[Entries with chart source code]
━━━━

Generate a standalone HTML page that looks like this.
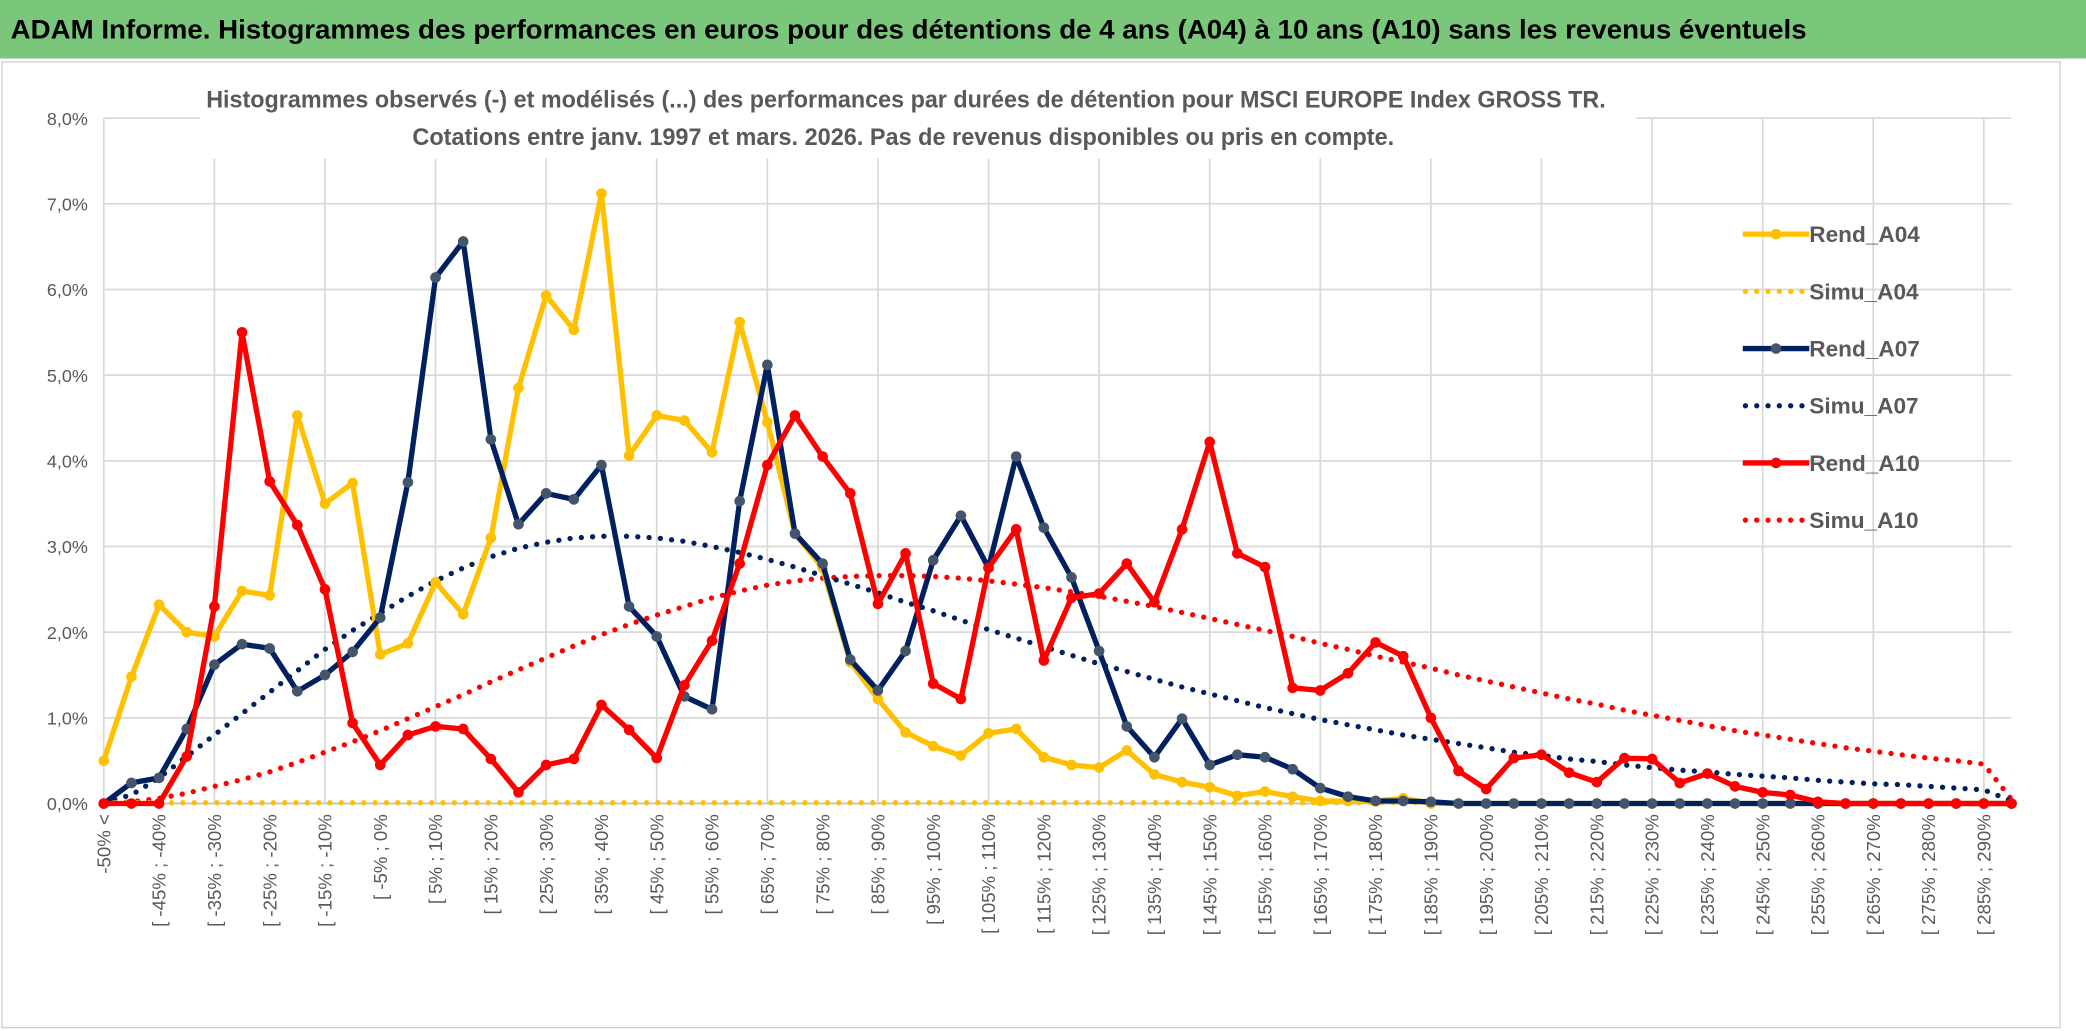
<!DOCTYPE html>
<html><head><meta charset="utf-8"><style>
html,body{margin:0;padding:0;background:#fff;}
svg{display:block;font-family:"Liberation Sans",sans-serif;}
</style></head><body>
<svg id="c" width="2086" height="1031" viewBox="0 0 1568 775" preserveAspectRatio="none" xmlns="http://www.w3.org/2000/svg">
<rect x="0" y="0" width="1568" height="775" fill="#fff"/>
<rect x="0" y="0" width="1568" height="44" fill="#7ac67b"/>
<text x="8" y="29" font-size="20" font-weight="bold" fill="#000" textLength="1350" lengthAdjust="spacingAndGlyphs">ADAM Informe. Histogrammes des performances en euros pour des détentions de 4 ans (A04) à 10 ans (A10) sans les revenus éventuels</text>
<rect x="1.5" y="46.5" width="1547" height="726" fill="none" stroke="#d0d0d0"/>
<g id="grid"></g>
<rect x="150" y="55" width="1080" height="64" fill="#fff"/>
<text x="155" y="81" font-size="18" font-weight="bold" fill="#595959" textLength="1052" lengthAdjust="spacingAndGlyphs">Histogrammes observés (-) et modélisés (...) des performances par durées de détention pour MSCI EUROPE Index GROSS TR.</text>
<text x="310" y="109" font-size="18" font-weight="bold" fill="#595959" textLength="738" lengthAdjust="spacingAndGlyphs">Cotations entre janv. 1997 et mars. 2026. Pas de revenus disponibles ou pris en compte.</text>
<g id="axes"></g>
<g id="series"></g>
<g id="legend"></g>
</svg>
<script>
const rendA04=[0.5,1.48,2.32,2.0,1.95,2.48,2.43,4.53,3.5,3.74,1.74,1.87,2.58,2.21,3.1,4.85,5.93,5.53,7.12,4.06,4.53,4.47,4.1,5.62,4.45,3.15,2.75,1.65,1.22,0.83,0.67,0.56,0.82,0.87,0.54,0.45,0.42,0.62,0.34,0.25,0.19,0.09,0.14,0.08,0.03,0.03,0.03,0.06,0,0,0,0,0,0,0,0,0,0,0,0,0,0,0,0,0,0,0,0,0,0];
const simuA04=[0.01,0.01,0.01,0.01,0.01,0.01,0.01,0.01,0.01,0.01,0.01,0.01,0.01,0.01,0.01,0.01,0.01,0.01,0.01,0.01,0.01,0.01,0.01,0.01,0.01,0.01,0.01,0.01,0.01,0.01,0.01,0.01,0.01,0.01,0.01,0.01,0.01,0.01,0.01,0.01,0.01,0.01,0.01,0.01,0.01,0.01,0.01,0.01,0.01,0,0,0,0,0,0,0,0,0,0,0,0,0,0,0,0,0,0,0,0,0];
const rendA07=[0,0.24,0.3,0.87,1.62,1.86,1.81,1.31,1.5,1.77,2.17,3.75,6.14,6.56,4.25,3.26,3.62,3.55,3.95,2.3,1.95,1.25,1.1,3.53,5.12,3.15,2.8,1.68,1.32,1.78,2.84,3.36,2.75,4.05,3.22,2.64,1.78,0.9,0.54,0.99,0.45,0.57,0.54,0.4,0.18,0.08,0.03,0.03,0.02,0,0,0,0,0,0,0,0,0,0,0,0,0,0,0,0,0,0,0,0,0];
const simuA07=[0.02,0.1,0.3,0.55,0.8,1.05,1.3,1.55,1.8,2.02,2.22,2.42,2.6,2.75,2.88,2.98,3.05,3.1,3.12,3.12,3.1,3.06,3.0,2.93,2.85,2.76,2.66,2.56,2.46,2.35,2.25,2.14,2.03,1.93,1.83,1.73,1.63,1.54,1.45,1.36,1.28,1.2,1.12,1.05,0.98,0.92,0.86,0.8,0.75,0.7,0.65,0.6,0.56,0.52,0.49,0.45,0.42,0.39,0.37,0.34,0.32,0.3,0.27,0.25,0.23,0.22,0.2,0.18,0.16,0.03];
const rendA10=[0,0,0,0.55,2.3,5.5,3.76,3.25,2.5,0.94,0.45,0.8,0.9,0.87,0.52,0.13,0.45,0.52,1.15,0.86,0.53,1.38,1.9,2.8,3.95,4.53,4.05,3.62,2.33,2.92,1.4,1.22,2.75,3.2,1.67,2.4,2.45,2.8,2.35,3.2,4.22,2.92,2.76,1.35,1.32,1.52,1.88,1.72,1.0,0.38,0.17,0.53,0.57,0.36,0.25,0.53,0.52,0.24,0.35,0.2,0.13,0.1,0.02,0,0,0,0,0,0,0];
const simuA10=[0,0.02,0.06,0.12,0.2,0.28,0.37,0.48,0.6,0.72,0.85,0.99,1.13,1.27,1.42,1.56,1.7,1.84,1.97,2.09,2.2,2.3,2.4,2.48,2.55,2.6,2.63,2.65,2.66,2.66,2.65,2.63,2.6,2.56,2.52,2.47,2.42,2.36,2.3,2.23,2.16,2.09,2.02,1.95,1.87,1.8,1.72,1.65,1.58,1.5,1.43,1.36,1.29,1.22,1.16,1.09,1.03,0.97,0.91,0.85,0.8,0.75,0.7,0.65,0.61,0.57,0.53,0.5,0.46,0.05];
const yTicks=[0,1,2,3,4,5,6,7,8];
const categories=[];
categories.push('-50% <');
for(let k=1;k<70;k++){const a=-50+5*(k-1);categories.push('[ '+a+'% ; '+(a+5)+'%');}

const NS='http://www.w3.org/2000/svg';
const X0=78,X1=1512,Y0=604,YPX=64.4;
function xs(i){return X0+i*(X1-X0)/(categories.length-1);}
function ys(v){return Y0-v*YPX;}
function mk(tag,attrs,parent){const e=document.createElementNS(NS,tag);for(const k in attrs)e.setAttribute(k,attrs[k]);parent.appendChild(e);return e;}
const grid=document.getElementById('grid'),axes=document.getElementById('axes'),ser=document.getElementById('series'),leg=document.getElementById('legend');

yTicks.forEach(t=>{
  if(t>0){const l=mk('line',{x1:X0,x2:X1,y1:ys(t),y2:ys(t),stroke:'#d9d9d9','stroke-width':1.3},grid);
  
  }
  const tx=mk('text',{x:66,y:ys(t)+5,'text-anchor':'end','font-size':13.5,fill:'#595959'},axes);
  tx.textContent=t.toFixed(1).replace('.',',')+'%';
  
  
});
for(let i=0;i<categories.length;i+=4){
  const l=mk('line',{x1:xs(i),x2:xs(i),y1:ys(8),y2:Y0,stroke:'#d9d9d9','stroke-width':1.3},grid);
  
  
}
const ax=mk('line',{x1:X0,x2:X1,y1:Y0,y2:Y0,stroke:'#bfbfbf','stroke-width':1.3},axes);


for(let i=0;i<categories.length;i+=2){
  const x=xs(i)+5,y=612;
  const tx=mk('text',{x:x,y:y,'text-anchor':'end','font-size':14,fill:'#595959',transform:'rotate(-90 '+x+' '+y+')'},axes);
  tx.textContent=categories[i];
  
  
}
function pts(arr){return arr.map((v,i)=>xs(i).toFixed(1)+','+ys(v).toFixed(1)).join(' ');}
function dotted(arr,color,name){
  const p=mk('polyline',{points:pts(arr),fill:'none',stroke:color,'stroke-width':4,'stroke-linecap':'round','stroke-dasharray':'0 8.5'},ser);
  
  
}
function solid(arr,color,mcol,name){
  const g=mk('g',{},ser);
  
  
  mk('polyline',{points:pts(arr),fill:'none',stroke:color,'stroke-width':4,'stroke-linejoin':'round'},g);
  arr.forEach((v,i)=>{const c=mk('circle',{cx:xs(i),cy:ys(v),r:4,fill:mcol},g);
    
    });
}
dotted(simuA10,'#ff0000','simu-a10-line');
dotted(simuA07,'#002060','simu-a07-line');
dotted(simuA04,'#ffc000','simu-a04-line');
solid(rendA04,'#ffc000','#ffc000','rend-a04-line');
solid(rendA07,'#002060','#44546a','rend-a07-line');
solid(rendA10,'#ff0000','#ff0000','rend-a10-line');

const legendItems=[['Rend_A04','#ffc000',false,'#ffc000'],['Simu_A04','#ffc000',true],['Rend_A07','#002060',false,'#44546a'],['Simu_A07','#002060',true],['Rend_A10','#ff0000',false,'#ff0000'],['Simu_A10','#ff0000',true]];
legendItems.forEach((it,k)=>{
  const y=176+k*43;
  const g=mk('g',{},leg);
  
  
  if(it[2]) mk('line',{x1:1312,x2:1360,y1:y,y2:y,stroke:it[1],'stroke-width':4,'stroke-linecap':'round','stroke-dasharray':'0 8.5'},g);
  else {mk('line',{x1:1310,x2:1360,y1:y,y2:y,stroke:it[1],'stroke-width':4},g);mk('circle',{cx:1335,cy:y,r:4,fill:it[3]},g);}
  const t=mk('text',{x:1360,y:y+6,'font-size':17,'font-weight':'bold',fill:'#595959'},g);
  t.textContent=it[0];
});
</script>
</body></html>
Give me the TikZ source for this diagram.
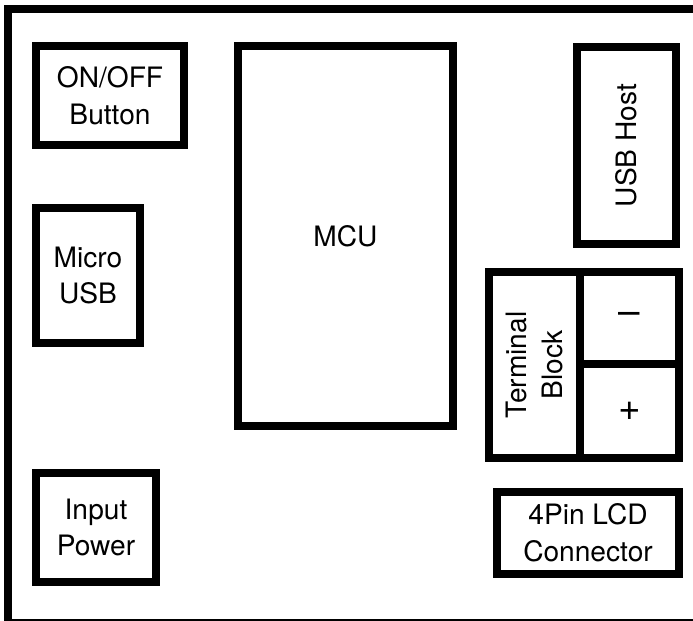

━━━━

## PROBLEM DESCRIPTION
Copy out every line of the data that includes the word "this".

## SOLUTION BELOW
Generate a standalone HTML page that looks like this.
Give me the TikZ source for this diagram.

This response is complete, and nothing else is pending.